Thanks in part to documentaries that get continued play on cable TV, the sightings by Lopinot and several other police officers have become legend, and St. Clair County has become an important place in the UFO debate. Local police departments often field calls about the 2000 incident and hear reports of new UFO sightings. The county has become a focus for the extra-terrestrial-minded.

Lopinot said he has even been approached by a local retired military officer who claimed to have been abducted by space aliens.

He said he is contacted by people from all over the area with their own stories. This week, he was fielding calls from a Japanese documentary team interested in UFOs.

Whatever it was that Lopinot and the other officers saw that night in January 2000 emitted a bright, colorful light. It flew in total silence.

The officers spotted the flying object above Lebanon, Shiloh, Dupo, O'Fallon and Millstadt. One officer reportedly hummed the "Twilight Zone" theme song over his radio as he watched.

Peter Davenport, the director of the National UFO Reporting Center in Washington state, called the sightings of January 2000 "astonishing."

He said the event is important because it was witnessed by a large number of law enforcement officials, who described the object as a "floating house with bright red and white lights."

"The events that occurred constitute one of the most interesting and well-documented incidents our center has ever seen," Davenport said. Davenport, a St. Louis native, talks to dozens of people every day who have seen things in the sky. He acts as a clearinghouse for thousands of eyewitness UFO reports every year.

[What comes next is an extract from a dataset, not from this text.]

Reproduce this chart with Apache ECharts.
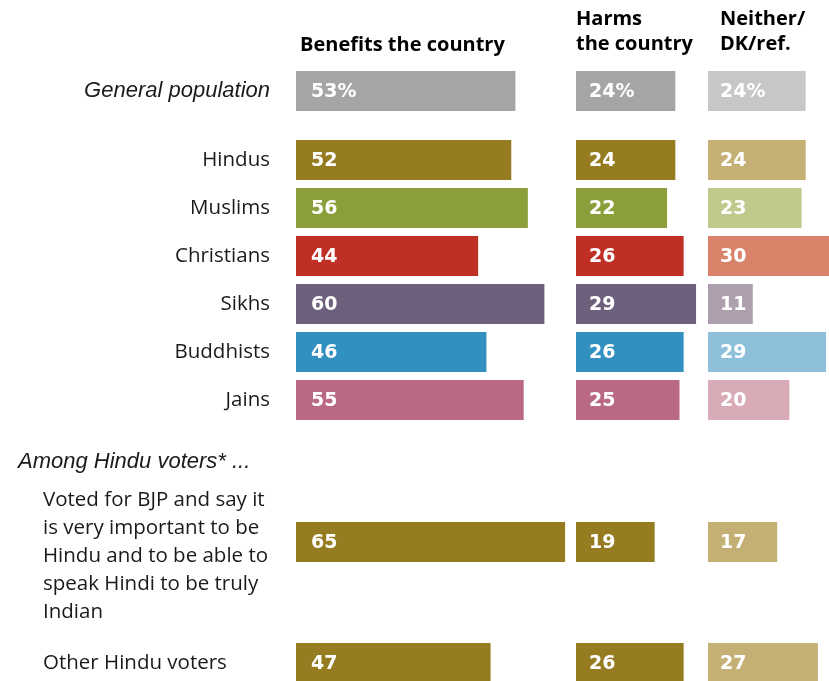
<!DOCTYPE html>
<html><head><meta charset="utf-8">
<script src="https://cdn.jsdelivr.net/npm/echarts@6/dist/echarts.min.js"></script>
<style>html,body{margin:0;padding:0;background:#fff}#c{width:829px;height:681px}</style>
</head><body><div id="c"></div>
<script>
// ---- data ----
const categories = [
  'General population', 'Hindus', 'Muslims', 'Christians', 'Sikhs', 'Buddhists', 'Jains',
  'Voted for BJP and say it\nis very important to be\nHindu and to be able to\nspeak Hindi to be truly\nIndian',
  'Other Hindu voters'
];
const benefits = [53, 52, 56, 44, 60, 46, 55, 65, 47];
const harms    = [24, 24, 22, 26, 29, 26, 25, 19, 26];
const neither  = [24, 24, 23, 30, 11, 29, 20, 17, 27];
const panelHeaders = ['Benefits the country', 'Harms\nthe country', 'Neither/\nDK/ref.'];
const subgroupHeader = 'Among Hindu voters* ...';
const groups = [[0], [1, 2, 3, 4, 5, 6], [7], [8]];

// ---- style ----
const darkColors  = ['#a5a5a5', '#967c21', '#8a9e3a', '#bf2f25', '#6e607d', '#3290c0', '#b96981', '#967c21', '#967c21'];
const lightColors = ['#c7c7c7', '#c4af75', '#c0c98c', '#d9846a', '#ae9faf', '#8ec0dc', '#d9abb7', '#c4af75', '#c4af75'];
const FONT = 'Open Sans';
const IFONT = 'Liberation Sans';
const VFONT = 'DejaVu Sans';
const values = [benefits, harms, neither];
const panelLeft = [296, 576, 708];
const panelScale = [4.14, 4.14, 4.07];
const panelWidth = [280, 130, 125];
const labelDist = [15, 13, 12];
const groupTop = [67, 136, 518, 639];
const rowH = 48;

const grids = [], xAxes = [], yAxes = [], series = [];
for (let p = 0; p < 3; p++) {
  for (let g = 0; g < groups.length; g++) {
    const idx = grids.length;
    const rows = groups[g];
    grids.push({ left: panelLeft[p], top: groupTop[g], width: panelWidth[p], height: rowH * rows.length,
                 containLabel: false, outerBoundsMode: 'none' });
    xAxes.push({ type: 'value', gridIndex: idx, min: 0, max: panelWidth[p] / panelScale[p], show: false });
    const lab = { show: p === 0, color: '#1a1a1a', fontFamily: FONT, fontSize: 20.5 };
    if (g === 0) Object.assign(lab, { fontFamily: IFONT, fontSize: 22, fontStyle: 'italic', align: 'right', margin: 26 });
    if (g === 1) Object.assign(lab, { align: 'right', margin: 26 });
    if (g === 2) Object.assign(lab, { align: 'left', margin: 253, lineHeight: 28, formatter: v => '\n' + v });
    if (g === 3) Object.assign(lab, { align: 'left', margin: 253 });
    yAxes.push({
      type: 'category', gridIndex: idx, inverse: true,
      data: rows.map(i => categories[i]),
      axisLine: { show: false }, axisTick: { show: false }, splitLine: { show: false },
      axisLabel: lab
    });
    series.push({
      type: 'bar', xAxisIndex: idx, yAxisIndex: idx, barWidth: 40, silent: true,
      data: rows.map(i => ({ value: values[p][i], itemStyle: { color: (p === 2 ? lightColors : darkColors)[i] } })),
      label: {
        show: true, position: 'insideLeft', distance: labelDist[p], offset: [0, 1],
        color: '#fff', fontFamily: VFONT, fontWeight: 'bold', fontSize: 19,
        formatter: prm => rows[prm.dataIndex] === 0 ? prm.value + '%' : String(prm.value)
      }
    });
  }
}

const headerPos = [[300, 45], [576, 31.5], [720, 31.5]];
const graphics = panelHeaders.map((t, p) => ({
  type: 'text', x: headerPos[p][0], y: headerPos[p][1],
  style: { text: t, x: 0, y: 0, verticalAlign: 'middle', fontFamily: FONT, fontWeight: 'bold',
           fontSize: 20, lineHeight: 25, fill: '#000' }
}));
graphics.push({
  type: 'text', x: 18, y: 462,
  style: { text: subgroupHeader, x: 0, y: 0, verticalAlign: 'middle', fontFamily: IFONT, fontStyle: 'italic',
           fontSize: 22, fill: '#1a1a1a' }
});

const chart = echarts.init(document.getElementById('c'), null, { renderer: 'canvas' });
chart.setOption({
  animation: false,
  backgroundColor: '#fff',
  grid: grids, xAxis: xAxes, yAxis: yAxes, series: series,
  graphic: graphics
});
</script></body></html>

A stream of UFO sightings have been reported from the Metro East since 2000. The most recent: A report filed in June involving a triangular flying object in Columbia.

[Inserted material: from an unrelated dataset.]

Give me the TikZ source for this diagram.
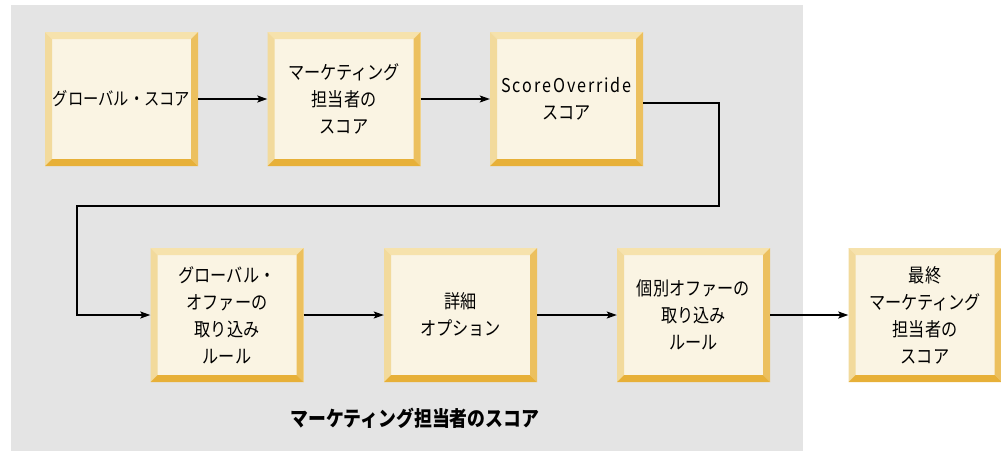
\documentclass[tikz,border=0pt]{standalone}
\usepackage{fontspec}
\setmainfont{Noto Sans CJK JP}[FakeStretch=0.85]
\usetikzlibrary{arrows.meta}
\definecolor{bgc}{HTML}{E4E4E4}
\definecolor{boxin}{HTML}{FAF4E3}
\definecolor{bevT}{HTML}{F6E2AC}
\definecolor{bevL}{HTML}{F2DA9C}
\definecolor{bevR}{HTML}{ECC05E}
\definecolor{bevB}{HTML}{E7B038}
\tikzset{
  bev/.style={minimum width=153pt, minimum height=134pt, inner sep=0pt, align=center,
    fill=boxin, font=\fontsize{19}{27}\selectfont,
    path picture={
      \fill[bevT] (path picture bounding box.north west) -- (path picture bounding box.north east)
        -- ([xshift=-7pt,yshift=-7pt]path picture bounding box.north east)
        -- ([xshift=7pt,yshift=-7pt]path picture bounding box.north west) -- cycle;
      \fill[bevL] (path picture bounding box.north west) -- (path picture bounding box.south west)
        -- ([xshift=7pt,yshift=7pt]path picture bounding box.south west)
        -- ([xshift=7pt,yshift=-7pt]path picture bounding box.north west) -- cycle;
      \fill[bevR] (path picture bounding box.north east) -- (path picture bounding box.south east)
        -- ([xshift=-7pt,yshift=7pt]path picture bounding box.south east)
        -- ([xshift=-7pt,yshift=-7pt]path picture bounding box.north east) -- cycle;
      \fill[bevB] (path picture bounding box.south west) -- (path picture bounding box.south east)
        -- ([xshift=-7pt,yshift=7pt]path picture bounding box.south east)
        -- ([xshift=7pt,yshift=7pt]path picture bounding box.south west) -- cycle;
    }},
  arr/.style={draw=black, line width=1.4pt, -{Stealth[length=10pt,width=7pt,inset=2pt]}},
  lbl/.style={font=\bfseries\fontsize{21}{24}\selectfont}
}
\begin{document}
\begin{tikzpicture}[x=1pt,y=-1pt]
\useasboundingbox (0,0) rectangle (1001,451);
\fill[bgc] (11,5) rectangle (803,451);
\node[bev, font=\fontsize{18}{27}\selectfont] (b1) at (121.5,99) {グローバル・スコア};
\node[bev] (b2) at (344,99) {マーケティング\\担当者の\\スコア};
\node[bev] (b3) at (566.5,99) {{\addfontfeature{LetterSpace=10}ScoreOverride}\\スコア};
\node[bev] (b4) at (227,315) {グローバル・\\オファーの\\取り込み\\ルール};
\node[bev] (b5) at (460.5,315) {詳細\\オプション};
\node[bev] (b6) at (693.5,315) {個別オファーの\\取り込み\\ルール};
\node[bev] (b7) at (925,315) {最終\\マーケティング\\担当者の\\スコア};
\node[lbl] (lab) at (415,418) {マーケティング担当者のスコア};
\coordinate (c1) at (719,206);
\coordinate (c2) at (77,206);
\draw[arr] (b1) -- (b2);
\draw[arr] (b2) -- (b3);
\draw[arr] ([yshift=-4pt]b3.east) -| (c1) -- (c2) |- (b4.west);
\draw[arr] (b4) -- (b5);
\draw[arr] (b5) -- (b6);
\draw[arr] (b6) -- (b7);
\end{tikzpicture}
\end{document}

Details involving that sighting - and thousands of others - are available at www.nuforc.org, Davenport's website.

The appearance here last year of so-called crop circles has also turned heads in the UFO community. Theories about such unexplained formations made by flattened crops often involve speculation about extraterrestrials.

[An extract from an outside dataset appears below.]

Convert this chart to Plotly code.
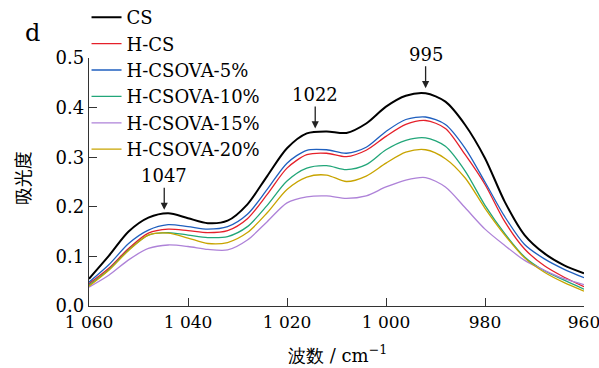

Field investigators from the Colorado-based Mutual Unidentified Flying Object Network flew over Belleville to investigate the reported circles. They said that 13 circles, varying in size between 15 feet and 50 feet across, were visible among the soybean plants on a farm near Belleville.

But it's the January 2000 sky sighting that gets the most attention. The National Institute of Discovery Science, a privately financed research organization in Las Vegas devoted to UFOs and the paranormal, sent investigators to the area to learn more about the incident. Its website classifies the investigation as ongoing.

Officials at Scott Air Force Base in O'Fallon said nothing like what was sighted is based at the airfield. The military also does not fly any low-level training or testing routes in the area, a spokesman said.

To date, there is no explanation for what appeared above St. Clair County. Meanwhile, several documentaries involving the sighting run in heavy rotation on cable. (The Peter Jennings documentary, titled "UFOs: Seeing is Believing," is set to run again on Sunday afternoon on the National Geographic Channel.)

Ed Wilkerson, the chief of the Millstadt police, says his department receives countless telephone inquires about the incident - along with reports of other strange sightings.

"We get calls from people who have their own stories," Wilkerson said. "There is no official policy on handling UFO sightings. We just kind of look up into the sky and see if we can see anything."